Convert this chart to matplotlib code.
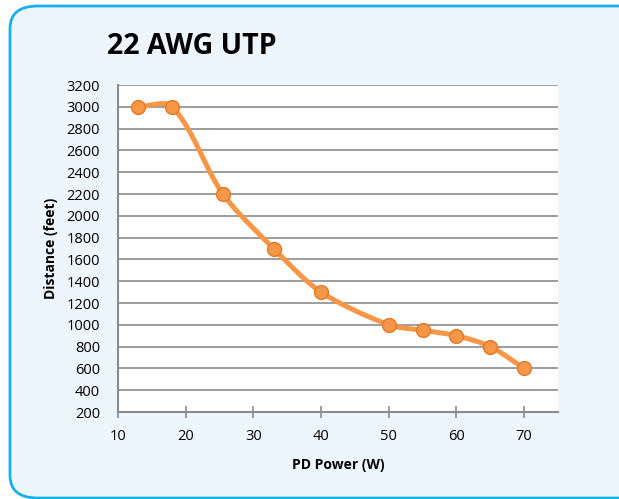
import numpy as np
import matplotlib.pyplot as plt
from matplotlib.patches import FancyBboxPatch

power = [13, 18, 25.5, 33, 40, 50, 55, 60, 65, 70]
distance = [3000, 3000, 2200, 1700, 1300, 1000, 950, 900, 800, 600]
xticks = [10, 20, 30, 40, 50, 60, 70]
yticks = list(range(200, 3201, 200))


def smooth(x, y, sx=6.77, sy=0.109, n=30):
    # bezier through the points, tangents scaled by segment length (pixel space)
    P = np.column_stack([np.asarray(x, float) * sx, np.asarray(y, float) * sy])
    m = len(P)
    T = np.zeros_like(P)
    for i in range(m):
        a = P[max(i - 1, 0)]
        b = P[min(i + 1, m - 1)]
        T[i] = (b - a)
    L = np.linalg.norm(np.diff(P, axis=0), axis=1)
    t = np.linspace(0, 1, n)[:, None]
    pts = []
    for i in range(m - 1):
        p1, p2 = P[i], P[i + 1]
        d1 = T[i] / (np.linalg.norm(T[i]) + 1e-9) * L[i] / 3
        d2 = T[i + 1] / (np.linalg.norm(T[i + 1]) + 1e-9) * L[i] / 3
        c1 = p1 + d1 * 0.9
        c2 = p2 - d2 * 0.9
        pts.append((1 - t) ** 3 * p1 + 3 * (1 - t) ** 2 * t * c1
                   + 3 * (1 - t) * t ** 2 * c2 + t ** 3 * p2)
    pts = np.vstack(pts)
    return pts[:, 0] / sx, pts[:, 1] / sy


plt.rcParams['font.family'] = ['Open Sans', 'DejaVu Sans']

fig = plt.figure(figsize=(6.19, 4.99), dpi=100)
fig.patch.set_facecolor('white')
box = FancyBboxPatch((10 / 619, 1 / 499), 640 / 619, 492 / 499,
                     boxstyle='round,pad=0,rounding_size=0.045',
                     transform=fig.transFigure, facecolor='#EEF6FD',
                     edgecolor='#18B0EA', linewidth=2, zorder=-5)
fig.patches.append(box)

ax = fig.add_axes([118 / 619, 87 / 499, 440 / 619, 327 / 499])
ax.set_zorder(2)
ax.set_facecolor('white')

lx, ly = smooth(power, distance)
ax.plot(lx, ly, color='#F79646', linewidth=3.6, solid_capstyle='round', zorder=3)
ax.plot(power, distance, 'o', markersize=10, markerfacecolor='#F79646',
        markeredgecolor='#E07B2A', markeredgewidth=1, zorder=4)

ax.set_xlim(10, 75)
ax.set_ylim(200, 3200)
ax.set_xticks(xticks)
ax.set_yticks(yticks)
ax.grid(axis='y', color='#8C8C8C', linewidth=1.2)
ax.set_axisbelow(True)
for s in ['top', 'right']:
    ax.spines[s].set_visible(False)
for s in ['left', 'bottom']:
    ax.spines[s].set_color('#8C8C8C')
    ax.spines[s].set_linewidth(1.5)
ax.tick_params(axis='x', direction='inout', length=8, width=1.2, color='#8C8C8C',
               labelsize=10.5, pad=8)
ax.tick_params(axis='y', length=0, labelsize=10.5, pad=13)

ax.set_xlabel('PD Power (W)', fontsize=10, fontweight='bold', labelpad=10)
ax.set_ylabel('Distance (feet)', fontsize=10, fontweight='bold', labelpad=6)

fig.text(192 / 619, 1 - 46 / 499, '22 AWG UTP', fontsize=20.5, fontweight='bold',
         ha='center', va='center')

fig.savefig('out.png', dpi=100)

● ● ● ● ● ● ●

## Task brief
Omit the pictures and reproduce the listing exactly.

## Full output
Convert this chart to matplotlib code.
import numpy as np
import matplotlib.pyplot as plt
from matplotlib.patches import FancyBboxPatch

power = [13, 18, 25.5, 33, 40, 50, 55, 60, 65, 70]
distance = [3000, 3000, 2200, 1700, 1300, 1000, 950, 900, 800, 600]
xticks = [10, 20, 30, 40, 50, 60, 70]
yticks = list(range(200, 3201, 200))


def smooth(x, y, sx=6.77, sy=0.109, n=30):
    # bezier through the points, tangents scaled by segment length (pixel space)
    P = np.column_stack([np.asarray(x, float) * sx, np.asarray(y, float) * sy])
    m = len(P)
    T = np.zeros_like(P)
    for i in range(m):
        a = P[max(i - 1, 0)]
        b = P[min(i + 1, m - 1)]
        T[i] = (b - a)
    L = np.linalg.norm(np.diff(P, axis=0), axis=1)
    t = np.linspace(0, 1, n)[:, None]
    pts = []
    for i in range(m - 1):
        p1, p2 = P[i], P[i + 1]
        d1 = T[i] / (np.linalg.norm(T[i]) + 1e-9) * L[i] / 3
        d2 = T[i + 1] / (np.linalg.norm(T[i + 1]) + 1e-9) * L[i] / 3
        c1 = p1 + d1 * 0.9
        c2 = p2 - d2 * 0.9
        pts.append((1 - t) ** 3 * p1 + 3 * (1 - t) ** 2 * t * c1
                   + 3 * (1 - t) * t ** 2 * c2 + t ** 3 * p2)
    pts = np.vstack(pts)
    return pts[:, 0] / sx, pts[:, 1] / sy


plt.rcParams['font.family'] = ['Open Sans', 'DejaVu Sans']

fig = plt.figure(figsize=(6.19, 4.99), dpi=100)
fig.patch.set_facecolor('white')
box = FancyBboxPatch((10 / 619, 1 / 499), 640 / 619, 492 / 499,
                     boxstyle='round,pad=0,rounding_size=0.045',
                     transform=fig.transFigure, facecolor='#EEF6FD',
                     edgecolor='#18B0EA', linewidth=2, zorder=-5)
fig.patches.append(box)

ax = fig.add_axes([118 / 619, 87 / 499, 440 / 619, 327 / 499])
ax.set_zorder(2)
ax.set_facecolor('white')

lx, ly = smooth(power, distance)
ax.plot(lx, ly, color='#F79646', linewidth=3.6, solid_capstyle='round', zorder=3)
ax.plot(power, distance, 'o', markersize=10, markerfacecolor='#F79646',
        markeredgecolor='#E07B2A', markeredgewidth=1, zorder=4)

ax.set_xlim(10, 75)
ax.set_ylim(200, 3200)
ax.set_xticks(xticks)
ax.set_yticks(yticks)
ax.grid(axis='y', color='#8C8C8C', linewidth=1.2)
ax.set_axisbelow(True)
for s in ['top', 'right']:
    ax.spines[s].set_visible(False)
for s in ['left', 'bottom']:
    ax.spines[s].set_color('#8C8C8C')
    ax.spines[s].set_linewidth(1.5)
ax.tick_params(axis='x', direction='inout', length=8, width=1.2, color='#8C8C8C',
               labelsize=10.5, pad=8)
ax.tick_params(axis='y', length=0, labelsize=10.5, pad=13)

ax.set_xlabel('PD Power (W)', fontsize=10, fontweight='bold', labelpad=10)
ax.set_ylabel('Distance (feet)', fontsize=10, fontweight='bold', labelpad=6)

fig.text(192 / 619, 1 - 46 / 499, '22 AWG UTP', fontsize=20.5, fontweight='bold',
         ha='center', va='center')

fig.savefig('out.png', dpi=100)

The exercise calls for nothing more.